Set task: Repeat the data below exactly, dropping any pictures it holds.

Data block:
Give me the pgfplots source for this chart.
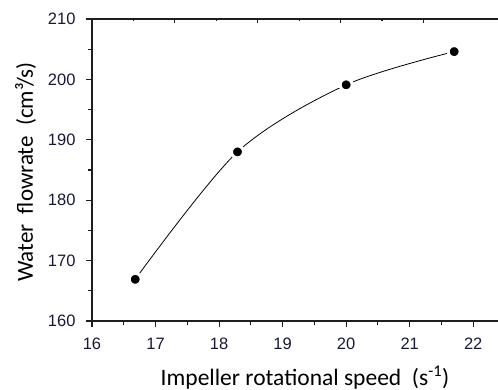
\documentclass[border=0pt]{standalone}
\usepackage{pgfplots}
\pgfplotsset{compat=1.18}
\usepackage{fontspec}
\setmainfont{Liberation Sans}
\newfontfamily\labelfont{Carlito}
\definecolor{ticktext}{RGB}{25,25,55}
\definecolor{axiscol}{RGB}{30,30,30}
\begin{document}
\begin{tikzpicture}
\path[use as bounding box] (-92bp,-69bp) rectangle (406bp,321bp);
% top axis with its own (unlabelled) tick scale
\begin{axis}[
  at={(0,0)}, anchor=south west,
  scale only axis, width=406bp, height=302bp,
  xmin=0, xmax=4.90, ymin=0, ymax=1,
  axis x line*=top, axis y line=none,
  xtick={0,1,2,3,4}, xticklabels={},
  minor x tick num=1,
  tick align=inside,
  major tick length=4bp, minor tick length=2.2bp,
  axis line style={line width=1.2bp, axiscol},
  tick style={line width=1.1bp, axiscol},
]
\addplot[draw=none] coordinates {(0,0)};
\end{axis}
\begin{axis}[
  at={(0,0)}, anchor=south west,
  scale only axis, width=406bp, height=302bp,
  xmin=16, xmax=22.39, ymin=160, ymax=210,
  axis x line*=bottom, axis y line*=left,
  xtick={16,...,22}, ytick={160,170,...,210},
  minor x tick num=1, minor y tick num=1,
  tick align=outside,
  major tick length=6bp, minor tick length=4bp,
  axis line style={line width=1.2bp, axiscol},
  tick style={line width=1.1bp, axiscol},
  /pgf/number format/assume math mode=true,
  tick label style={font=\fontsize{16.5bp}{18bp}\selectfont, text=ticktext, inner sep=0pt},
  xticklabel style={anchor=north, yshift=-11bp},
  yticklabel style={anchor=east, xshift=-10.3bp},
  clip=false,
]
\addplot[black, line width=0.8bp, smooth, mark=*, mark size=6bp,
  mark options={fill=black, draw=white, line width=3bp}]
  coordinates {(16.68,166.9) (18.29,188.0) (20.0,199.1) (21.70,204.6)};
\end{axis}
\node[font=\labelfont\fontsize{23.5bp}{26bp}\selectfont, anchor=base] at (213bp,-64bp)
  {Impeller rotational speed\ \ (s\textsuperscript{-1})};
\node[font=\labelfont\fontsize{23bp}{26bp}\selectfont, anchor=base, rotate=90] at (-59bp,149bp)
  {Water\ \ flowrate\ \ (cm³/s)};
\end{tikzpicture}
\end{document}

Expected answer:
Give me the pgfplots source for this chart.
\documentclass[border=0pt]{standalone}
\usepackage{pgfplots}
\pgfplotsset{compat=1.18}
\usepackage{fontspec}
\setmainfont{Liberation Sans}
\newfontfamily\labelfont{Carlito}
\definecolor{ticktext}{RGB}{25,25,55}
\definecolor{axiscol}{RGB}{30,30,30}
\begin{document}
\begin{tikzpicture}
\path[use as bounding box] (-92bp,-69bp) rectangle (406bp,321bp);
% top axis with its own (unlabelled) tick scale
\begin{axis}[
  at={(0,0)}, anchor=south west,
  scale only axis, width=406bp, height=302bp,
  xmin=0, xmax=4.90, ymin=0, ymax=1,
  axis x line*=top, axis y line=none,
  xtick={0,1,2,3,4}, xticklabels={},
  minor x tick num=1,
  tick align=inside,
  major tick length=4bp, minor tick length=2.2bp,
  axis line style={line width=1.2bp, axiscol},
  tick style={line width=1.1bp, axiscol},
]
\addplot[draw=none] coordinates {(0,0)};
\end{axis}
\begin{axis}[
  at={(0,0)}, anchor=south west,
  scale only axis, width=406bp, height=302bp,
  xmin=16, xmax=22.39, ymin=160, ymax=210,
  axis x line*=bottom, axis y line*=left,
  xtick={16,...,22}, ytick={160,170,...,210},
  minor x tick num=1, minor y tick num=1,
  tick align=outside,
  major tick length=6bp, minor tick length=4bp,
  axis line style={line width=1.2bp, axiscol},
  tick style={line width=1.1bp, axiscol},
  /pgf/number format/assume math mode=true,
  tick label style={font=\fontsize{16.5bp}{18bp}\selectfont, text=ticktext, inner sep=0pt},
  xticklabel style={anchor=north, yshift=-11bp},
  yticklabel style={anchor=east, xshift=-10.3bp},
  clip=false,
]
\addplot[black, line width=0.8bp, smooth, mark=*, mark size=6bp,
  mark options={fill=black, draw=white, line width=3bp}]
  coordinates {(16.68,166.9) (18.29,188.0) (20.0,199.1) (21.70,204.6)};
\end{axis}
\node[font=\labelfont\fontsize{23.5bp}{26bp}\selectfont, anchor=base] at (213bp,-64bp)
  {Impeller rotational speed\ \ (s\textsuperscript{-1})};
\node[font=\labelfont\fontsize{23bp}{26bp}\selectfont, anchor=base, rotate=90] at (-59bp,149bp)
  {Water\ \ flowrate\ \ (cm³/s)};
\end{tikzpicture}
\end{document}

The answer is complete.